Muchos decidieron quedarse en una de las casas de color verde construidas para los expropiados en una pequeña zona de lo que fue la huerta. Como el propio Eduardo, de 40 años. Pero Josefa se queja: “Mi marido tiene alzhéimer y de los 1.300 euros de pensión, 500 son para la hipoteca. ¿Teníamos la necesidad de pagar una vivienda en la vejez?”. “La casa no está mal, pero la otra mi abuelo la construyó para casarse con mi abuela. Y eso no se paga con dinero”, afirma Salvador. Eduardo resume el problema: “La hipoteca fue de 24 millones de pesetas [150.000 euros]. Pero pagaron 17 millones [100.000 euros] por mi terreno, que valía 55 millones [330.000 euros]”.
Valencia perdió una manera de vivir, un pulmón verde en la ciudad.
Francisco Martí tuvo la suerte de quedarse en una de las pocas casas que no fueron derribadas por estar protegidas, pero conserva con pena una lista de todos los afectados. Otros, como Carmen González, prefirieron irse y empezar de nuevo. Hoy, con 61 años, vive en una aldea fuera de Valencia y es secretaria de organización de la Coordinadora de Agricultores y Ganaderos de la Comunidad Valenciana. “Pero nunca seremos las mismas personas. Nos obligaron a perder nuestras raíces, nuestra historia, nuestro modo de vida. Yo era una persona dulce, alegre. Ahora hablo con rabia, con ira, con dolor”.

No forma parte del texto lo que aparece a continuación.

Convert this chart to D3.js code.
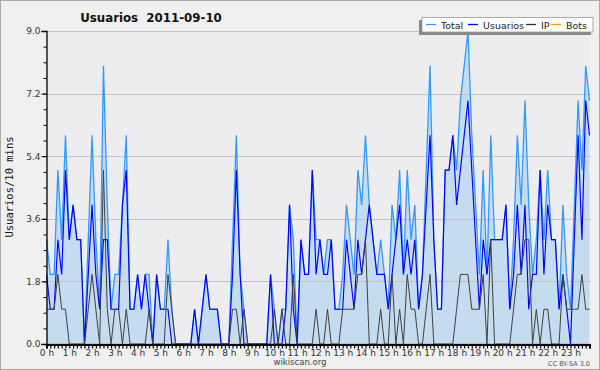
<!DOCTYPE html>
<html><head><meta charset="utf-8">
<script src="https://cdn.jsdelivr.net/npm/d3@7"></script>
<style>
html,body{margin:0;padding:0;background:#f0f0f0;}
svg{display:block;font-family:"DejaVu Sans",sans-serif;}
</style></head>
<body>
<svg id="c" width="600" height="370"></svg>
<script>
// 10-minute slots, 0h..23h50
const usuarios = [
 2,1,1,3,2,5,3,4,3,3, 0,2,4,2,1,3,3,1,1,1, 4,5,1,1,2,1,2,1,0,2, 1,1,1,0,0,0,
 0,0,0,1,0,1,2,1,1,1, 0,0,0,2,5,2,0,0,0,0, 0,0,0,2,0,0,0,1,4,1, 0,3,2,2,5,2,
 3,2,2,3,1,1,1,3,2,1, 3,2,3,4,3,2,2,2,1,2, 3,4,2,3,2,3,1,2,4,6, 3,1,1,5,5,6,
 4,5,6,7,5,3,1,3,2,3, 3,3,3,4,1,2,4,2,4,1, 2,2,5,2,4,3,3,1,2,1, 0,3,6,3,7,6
];
const ip = [
 1,1,1,2,1,1,0,0,0,0, 0,1,2,1,0,5,1,0,1,1, 0,1,0,0,0,0,0,1,0,0, 0,0,2,1,0,0,
 0,0,0,0,0,0,0,0,0,0, 0,0,0,1,1,0,1,0,0,0, 0,0,0,0,1,0,1,0,0,2, 0,0,0,0,0,1,
 0,0,1,0,0,0,1,1,1,1, 2,2,3,0,0,0,1,0,0,2, 0,1,0,2,1,1,0,0,1,2, 0,0,0,0,0,0,
 1,2,2,2,1,1,1,2,0,3, 0,0,0,0,0,1,2,2,3,3, 0,1,0,1,1,0,0,0,2,1, 1,1,1,2,1,1
];
const total = [
 3,2,2,5,3,6,3,4,3,3, 0,3,6,3,1,8,4,1,2,2, 4,6,1,1,2,1,2,2,0,2, 1,1,3,1,0,0,
 0,0,0,1,0,1,2,1,1,1, 0,0,0,3,6,2,1,0,0,0, 0,0,0,2,1,0,1,1,4,3, 0,3,2,2,5,3,
 3,2,3,3,1,1,2,4,3,2, 5,4,6,4,3,2,3,2,1,4, 3,5,2,5,3,4,1,2,5,8, 3,1,1,5,5,6,
 5,7,8,9,6,4,2,5,2,6, 3,3,3,4,1,3,6,4,7,4, 2,3,5,3,5,3,3,1,4,2, 1,4,7,5,8,7
];
const bots = new Array(144).fill(0);
const hourLabels = d3.range(24).map(h => h + " h");
const yTicks = [0, 1.8, 3.6, 5.4, 7.2, 9.0];
const legendNames = ["Total", "Usuarios", "IP", "Bots"];
const legendColors = ["#3399ff", "#0000ff", "#333333", "#ff9900"];

const svg = d3.select("#c");
const W = 600, H = 370;
const x = d3.scaleLinear().domain([0, 143]).range([46.5, 589.5]);
const y = d3.scaleLinear().domain([0, 9]).range([344, 31]);

// frame
svg.append("rect").attr("x",0.5).attr("y",0.5).attr("width",W-1).attr("height",H-1)
  .attr("fill","#f0f0f0").attr("stroke","#aaaaaa");
svg.append("rect").attr("x",x(0)).attr("y",y(9)).attr("width",x(143)-x(0)).attr("height",y(0)-y(9))
  .attr("fill","#ededef");

// area under total
svg.append("path").datum(total)
  .attr("fill","#c5dcf0")
  .attr("d", d3.area().x((d,i)=>x(i)).y0(y(0)).y1(d=>y(d)));

// grid
svg.append("g").selectAll("line").data(yTicks.slice(1)).join("line")
  .attr("x1", x(0)).attr("x2", x(143)+1)
  .attr("y1", d=>Math.round(y(d))+0.5).attr("y2", d=>Math.round(y(d))+0.5)
  .attr("stroke","#c4c4c4").attr("stroke-width",1);

const line = d3.line().x((d,i)=>x(i)).y(d=>y(d));
svg.append("path").datum(bots).attr("fill","none").attr("stroke",legendColors[3]).attr("stroke-width",1).attr("d",line);
svg.append("path").datum(total).attr("fill","none").attr("stroke",legendColors[0]).attr("stroke-width",1.3).attr("d",line);
svg.append("path").datum(usuarios).attr("fill","none").attr("stroke",legendColors[1]).attr("stroke-width",1.15).attr("d",line);
svg.append("path").datum(ip).attr("fill","none").attr("stroke","#404040").attr("stroke-width",1).attr("d",line);

// y axis
const yAxis = svg.append("g").attr("transform","translate(46.5,0)")
  .call(d3.axisLeft(y).tickValues(yTicks).tickFormat(d3.format(".1f")).tickSize(5).tickPadding(1));
svg.append("g").attr("transform","translate(46.5,0)")
  .call(d3.axisLeft(y).tickValues(d3.range(0, 9.01, 0.45)).tickFormat("").tickSize(3))
  .select(".domain").remove();
yAxis.selectAll("text").attr("font-size",9).attr("fill","#333").attr("font-family","DejaVu Sans");
yAxis.select(".domain").attr("stroke","#000").attr("stroke-width",1.3);

// x axis
const xAxis = svg.append("g").attr("transform","translate(0,344.5)")
  .call(d3.axisBottom(x).tickValues(d3.range(0,144)).tickSizeOuter(0).tickSize(4)
    .tickFormat((d)=> d % 6 === 0 ? hourLabels[d/6] : ""));
xAxis.select(".domain").attr("stroke","#000").attr("stroke-width",2);
xAxis.selectAll("line").attr("stroke","#000").attr("stroke-width",1.2);
xAxis.selectAll("text").attr("font-size",9).attr("fill","#333").attr("font-family","DejaVu Sans").attr("dy","0.55em");

// titles
svg.append("text").attr("x",151).attr("y",21.5).attr("text-anchor","middle")
  .attr("font-size",11.8).attr("font-weight","bold").attr("fill","#111")
  .text("Usuarios  2011-09-10").style("white-space","pre");
svg.append("text").attr("transform","translate(13,187) rotate(-90)").attr("text-anchor","middle")
  .attr("font-family","DejaVu Sans Mono").attr("font-size",10.5).attr("fill","#111")
  .text("Usuarios/10 mins");
svg.append("text").attr("x",300).attr("y",365).attr("text-anchor","middle")
  .attr("font-size",8.5).attr("fill","#444").text("wikiscan.org");
svg.append("text").attr("x",590).attr("y",366).attr("text-anchor","end")
  .attr("font-size",6.5).attr("fill","#555").text("CC BY-SA 3.0");

// legend
const lg = svg.append("g");
lg.append("rect").attr("x",419).attr("y",20).attr("width",172).attr("height",15).attr("fill","#888");
lg.append("rect").attr("x",422).attr("y",17.5).attr("width",171).attr("height",14.5)
  .attr("fill","#fff").attr("stroke","#999").attr("stroke-width",0.8);
const lx = [426, 468, 526, 551];
legendNames.forEach((n,k)=>{
  lg.append("line").attr("x1",lx[k]).attr("x2",lx[k]+10).attr("y1",24.5).attr("y2",24.5)
    .attr("stroke",legendColors[k]).attr("stroke-width",1.3);
  lg.append("text").attr("x",lx[k]+15).attr("y",28.5).attr("font-size",9.5).attr("fill","#222").text(n);
});
</script>
</body></html>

¿Los culpables? Carmen está segura de quiénes son. “El primero que tiene que ir a la cárcel es Juan Cotino, que era delegado de Gobierno y que, en contra de una resolución judicial, ordenó las expropiaciones a la fuerza. Y también Rita Barberá, Joan Lerma y las autoridades portuarias que firmaron el protocolo”.
Veinte años de lucha y la huerta está hoy urbanizada. La ZAL, sin embargo, todavía no funciona y la sentencia del TSJ confirma la ilegalidad del proceso. Veinte años de lucha, pero las preguntas son las mismas. “¿Qué va a pasar? ¿Quién me va a compensar a mí, que no podré llevar a mis nietos a que vean sus raíces?”, pregunta Carmen.
Mientras, Julio sigue pasando todos los días delante de la huerta que fue suya. Mirando hacia una zona de terreno expropiado, apunta con el dedo y afirma: “Mi casa estaba allí. Mi barraca, al lado. Y mi tierra, alrededor”.